Do I need to sterilise Super Sterasyl candles?
Super Sterasyl and Super Sterasyl ATC candles are self sterilising and do not need additional sterilisation.
Can I leave the British Berkefeld filters unused for a period?
Yes. Drain the filter completely and leave it to air dry thoroughly before storing.
Tip: Don't hurry the drying - the core of the candles will still be damp after the outer ceramic seems dry.
Will it filter out eggs, flukes and other parasites?
Yes. These are relatively large and easily removed by the British Berkefeld filters.
Will it filter out Cysts and Protozoa?
Yes. These single celled organisms including Amoeba and Giardia are relatively large and easily removed by the British Berkefeld filters.
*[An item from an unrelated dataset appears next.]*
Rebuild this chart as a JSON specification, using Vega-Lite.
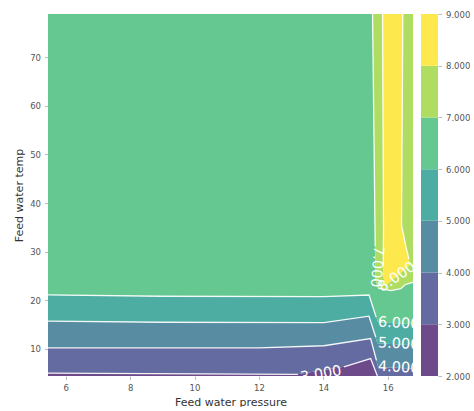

Will it filter out Bacteria?
Yes. The manufacturers lab test the filters using a bacteria called E-Coli and claim a 99.99% reduction. That's a lot of protection and is generally considered more than adequate for protected water supplies and the vast majority of moderately contaminated surface waters. If the water supply is very heavily contaminated though, then even at 99.99% there may still be more bacteria than you want. Furthermore, bacteria differ in size and shape, some may get past the filter in larger numbers compared to E-Coli, and some in smaller numbers. Most bacteria are not harmful. The risk from harmful bacteria is dose related, that means the less there are the less the risk.
Will it filter out Viruses?
Not directly. Viruses alone are much too small to be stopped by all normal filters. The British Berkefeld filter should still achieve a significant reduction because viruses are usually associated with infected cells or attached to other organisms and these can be stopped by the filter.
Will it clean the water?
It will remove most solid particles larger than 2μ (2/1000th of a milimeter) in the water. Some very, very fine sediments around 1μ and smaller can still pass through. Discolouration from disolved minerals and chemicals may not be removed. The unpleasant taste, smell or colouring from organic chemicals will be significantly improved by absorption into the activated carbon.
Will the British Berkefeld filter remove water hardness?
No. Water hardness is not removed by filtration.
Will the British Berkefeld filter lead out of the water?
Yes. All SS filters and Super Sterasyl candles will remove particles of lead metal. Additionally the ATC SS2, ATC SS4 filters and the ATC Super Sterasyl candles are also designed to remove disolved lead from the water.
Will the British Berkefeld filter remove aluminium?
Only particles of aluminium will be removed, not dissolved aluminium.
Will the British Berkefeld filter remove nitrates?
No. Nitrates in solution need an ion exchange filter to remove them.
Will the British Berkefeld filter remove fluoride?
No. Dissolved fluoride cannot be removed by ceramic or carbon filtration.